Figure 4 (adapted from (27)). The biotinylated ssDNA is used to probe the pieces of ssDNA on the other side of the membrane. Upon the reversal of the potential, the probe DNA moves back through the pore, but is hindered by the duplex that is formed. Complete probe DNA withdrawal can only occur when the duplex has dissociated, thus a completely complementary sequence will require a longer time to dissociate than a sequence that contains a mis-match.

The authors did, however, proclaim that higher specificity had been achieved in nanopore-based sensors by incorporating a probe molecule that is permanently tethered to the interior of the pore (concept has since been used in further experiments (28)(29)).This counteracts an underlying problem in α-HL pore transduction; the fact that the DNA is driven through the pore too quickly. Several authors(18)(30) (11) (4)have recognised that in order to obtain single nucleotide detection the traversal time needs to be slowed. It has been shown both through Molecular Dynamics (MD) simulations (31) and experiments (32)that the dynamics of DNA translocation are sensitive to the magnitude of the applied electric field.However, one cannot simply reduce the voltage, as it still needs to be maintained high to overcome backward movement of the polynucleotide. The reason for this problem is that the number of ions involved in transition between one base and the next is only ~100 ions per microsecond, and the time interval for a measurement is just few microseconds, so the difference is lost in the noise (4). One approach to slow down translocation was to use DNA that formed a hairpin, causing it to remain inside α-HL, as described previously (21) (24) (25). The other, more recent approach is to use DNA that remains permanently within the pore (28) (29) byforming a rotaxane (figure 5) (28)and pseudorotaxane (29).

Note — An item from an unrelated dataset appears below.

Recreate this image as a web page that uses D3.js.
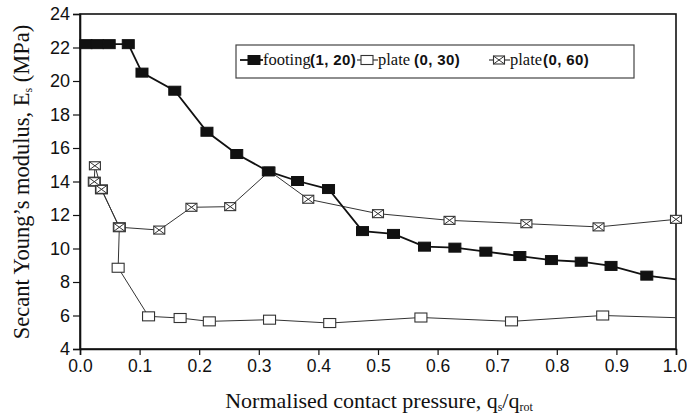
<!DOCTYPE html>
<html>
<head>
<meta charset="utf-8">
<script src="https://cdn.jsdelivr.net/npm/d3@7"></script>
<style>
  html, body { margin: 0; padding: 0; background: #fff; }
  svg { display: block; }
</style>
</head>
<body>
<svg id="chart" width="687" height="418"></svg>
<script>
// Secant Young's modulus vs normalised contact pressure
const xTicks = [0.0, 0.1, 0.2, 0.3, 0.4, 0.5, 0.6, 0.7, 0.8, 0.9, 1.0];
const yTicks = [4, 6, 8, 10, 12, 14, 16, 18, 20, 22, 24];

const footingX = [0.010, 0.029, 0.049, 0.081, 0.104, 0.159, 0.213, 0.263, 0.316, 0.365, 0.417, 0.474, 0.526, 0.578, 0.629, 0.681, 0.738, 0.791, 0.841, 0.891, 0.951, 1.0];
const footingY = [22.2, 22.2, 22.2, 22.2, 20.5, 19.42, 16.97, 15.64, 14.6, 14.03, 13.55, 11.04, 10.87, 10.11, 10.05, 9.81, 9.55, 9.31, 9.21, 8.96, 8.38, 8.16];

const plate30X = [0.024, 0.036, 0.066, 0.064, 0.115, 0.168, 0.217, 0.318, 0.419, 0.572, 0.724, 0.877, 1.0];
const plate30Y = [13.99, 13.53, 11.27, 8.85, 5.95, 5.85, 5.65, 5.75, 5.55, 5.88, 5.65, 6.0, 5.87];

const plate60X = [0.024, 0.025, 0.036, 0.066, 0.133, 0.187, 0.252, 0.318, 0.383, 0.500, 0.620, 0.749, 0.870, 1.0];
const plate60Y = [13.99, 14.94, 13.53, 11.27, 11.1, 12.46, 12.5, 14.62, 12.94, 12.08, 11.68, 11.48, 11.29, 11.74];

const seriesNames = ["footing", "plate", "plate"];
const seriesParams = ["(1, 20)", "(0, 30)", "(0, 60)"];

(function () {
const svg = d3.select("#chart");
const mLeft = 80, mRight = 676, mTop = 14, mBottom = 349;

const x = d3.scaleLinear().domain([0, 1]).range([mLeft, mRight]);
const y = d3.scaleLinear().domain([4, 24]).range([mBottom, mTop]);

// frame
svg.append("rect")
  .attr("x", mLeft).attr("y", mTop)
  .attr("width", mRight - mLeft).attr("height", mBottom - mTop)
  .attr("fill", "none").attr("stroke", "#111").attr("stroke-width", 1.6);

// axes
const tickFont = "'Liberation Sans', Arial, sans-serif";
const xAxis = svg.append("g")
  .attr("transform", `translate(0,${mBottom})`)
  .call(d3.axisBottom(x).tickValues(xTicks).tickFormat(d3.format(".1f")).tickSize(6).tickPadding(5));
const yAxis = svg.append("g")
  .attr("transform", `translate(${mLeft},0)`)
  .call(d3.axisLeft(y).tickValues(yTicks).tickFormat(d3.format("d")).tickSize(7).tickPadding(3));
[xAxis, yAxis].forEach(g => {
  g.select(".domain").attr("stroke", "#111").attr("stroke-width", 1.6);
  g.selectAll(".tick line").attr("stroke", "#111").attr("stroke-width", 1.2);
  g.selectAll(".tick text")
    .attr("fill", "#111")
    .style("font-family", tickFont)
    .style("font-size", "18px");
});
xAxis.selectAll(".tick text").style("font-size", "17.5px")
  .filter(d => d === 1).attr("dx", -1.5);

// axis titles
const serif = "'Liberation Serif', 'Times New Roman', serif";
const yTitle = svg.append("text")
  .attr("transform", "translate(29,182) rotate(-90)")
  .attr("text-anchor", "middle")
  .style("font-family", serif).style("font-size", "22.5px").attr("fill", "#111");
yTitle.append("tspan").text("Secant Young\u2019s modulus, E");
yTitle.append("tspan").attr("dy", 3).style("font-size", "12px").text("s");
yTitle.append("tspan").attr("dy", -3).text(" (MPa)");

const xTitle = svg.append("text")
  .attr("x", 379).attr("y", 408)
  .attr("text-anchor", "middle")
  .style("font-family", serif).style("font-size", "22px").attr("fill", "#111");
xTitle.append("tspan").text("Normalised contact pressure, q");
xTitle.append("tspan").attr("dy", 3).style("font-size", "12px").text("s");
xTitle.append("tspan").attr("dy", -3).text("/q");
xTitle.append("tspan").attr("dy", 3).style("font-size", "12px").text("rot");

// markers
const MW = 12, MH = 9;
function drawMarker(g, cx, cy, kind) {
  if (kind === "filled") {
    g.append("rect").attr("x", cx - MW / 2).attr("y", cy - MH / 2)
      .attr("width", MW).attr("height", MH).attr("fill", "#111").attr("stroke", "#111");
  } else if (kind === "open") {
    g.append("rect").attr("x", cx - MW / 2).attr("y", cy - MH / 2)
      .attr("width", MW).attr("height", MH).attr("fill", "#fff").attr("stroke", "#333").attr("stroke-width", 1.1);
  } else {
    const w = MW - 1, h = MH - 1;
    g.append("rect").attr("x", cx - w / 2).attr("y", cy - h / 2)
      .attr("width", w).attr("height", h).attr("fill", "#fff").attr("stroke", "#333").attr("stroke-width", 1.1);
    g.append("path")
      .attr("d", `M${cx - w / 2},${cy - h / 2}L${cx + w / 2},${cy + h / 2}M${cx + w / 2},${cy - h / 2}L${cx - w / 2},${cy + h / 2}`)
      .attr("stroke", "#333").attr("stroke-width", 1);
  }
}

const line = d3.line().x(d => x(d[0])).y(d => y(d[1]));

const series = [
  { xs: plate30X, ys: plate30Y, kind: "open", width: 1, color: "#333", endMarker: false },
  { xs: plate60X, ys: plate60Y, kind: "cross", width: 1, color: "#333", endMarker: true },
  { xs: footingX, ys: footingY, kind: "filled", width: 1.8, color: "#111", endMarker: false }
];

series.forEach(s => {
  const pts = s.xs.map((v, i) => [v, s.ys[i]]);
  const g = svg.append("g");
  g.append("path").datum(pts).attr("d", line)
    .attr("fill", "none").attr("stroke", s.color).attr("stroke-width", s.width);
  pts.forEach(p => {
    if (p[0] >= 1 && !s.endMarker) return;
    drawMarker(g, x(p[0]), y(p[1]), s.kind);
  });
});

// legend
const legend = svg.append("g");
legend.append("rect").attr("x", 236).attr("y", 45).attr("width", 398).attr("height", 33)
  .attr("fill", "#fff").attr("stroke", "#444").attr("stroke-width", 1.2);
const legendItems = [
  { kind: "filled", x0: 240, x1: 263, mx: 254, tx: 263, px: 310, w: 1.8 },
  { kind: "open", x0: 357, x1: 378, mx: 367, tx: 378, px: 414, w: 1 },
  { kind: "cross", x0: 489, x1: 510, mx: 499, tx: 510, px: 543, w: 1 }
];
const ly = 60;
legendItems.forEach((it, i) => {
  legend.append("line").attr("x1", it.x0).attr("x2", it.x1).attr("y1", ly).attr("y2", ly)
    .attr("stroke", "#111").attr("stroke-width", it.w);
  drawMarker(legend, it.mx, ly, it.kind);
  legend.append("text").attr("x", it.tx).attr("y", ly + 5).attr("fill", "#111")
    .style("font-family", serif).style("font-size", "16.5px").text(seriesNames[i]);
  legend.append("text").attr("x", it.px).attr("y", ly + 5).attr("fill", "#111")
    .style("font-family", tickFont).style("font-weight", "bold").style("font-size", "15px")
    .style("letter-spacing", "0.4px")
    .text(seriesParams[i]);
});
})();
</script>
</body>
</html>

Figure 5(adapted from (29)and (28)).The ssDNA was prevented from leaving the pore in either direction, through addition of streptavidin to the PEG region on the trans side and the formation of a stable DNA hairpin on the cis side (right). Ashkenasy et al(29)produced a pseudorotaxane by engineering DNA with a stable terminal hairpin that holds the polynucleotide in the α-HL pore (left).

The goal of Ashkenasy et al(29)was to determine which part of the DNA encased in the α-HL pore gave rise to the signature ionic current. In order to do this, the typical current of poly[dA] (residual current ‘IR’ of ~22%) and poly[dC] (IR ~31%) was measured. They knew that the specific region ‘recognised’ by α-HL was ~20 nucleotides away from the end of the hairpin, so poly[dC] was produced with a single A that varied in position from 18 to 22. Multiple current readings were then taken, and each event was characterised as either ‘A-type’ (IR < 27%) or ‘C-type’ (IR > 27%) and the percentage of each type calculated. For A-position 18, 19, 21, and 22, the C-type events were in the large majority (> 65%), however, for position 20 there was a majority A-type signal. Thus, it is at position 20 where nucleobase ‘sensing’ occurs. This recognition site is near the trans opening of α-HL, and is consistent with results where tethered DNA was used to probe the interior of the pore (16)and MD(33). It is worth noting that this recognition site is not the 1.5 nm limiting aperture at the trans end of the stem, as one might expect. These results indicate that if the translocation rate of the DNA can be slowed (in this case stopped), then single base discrimination and thus sequencing may be possible.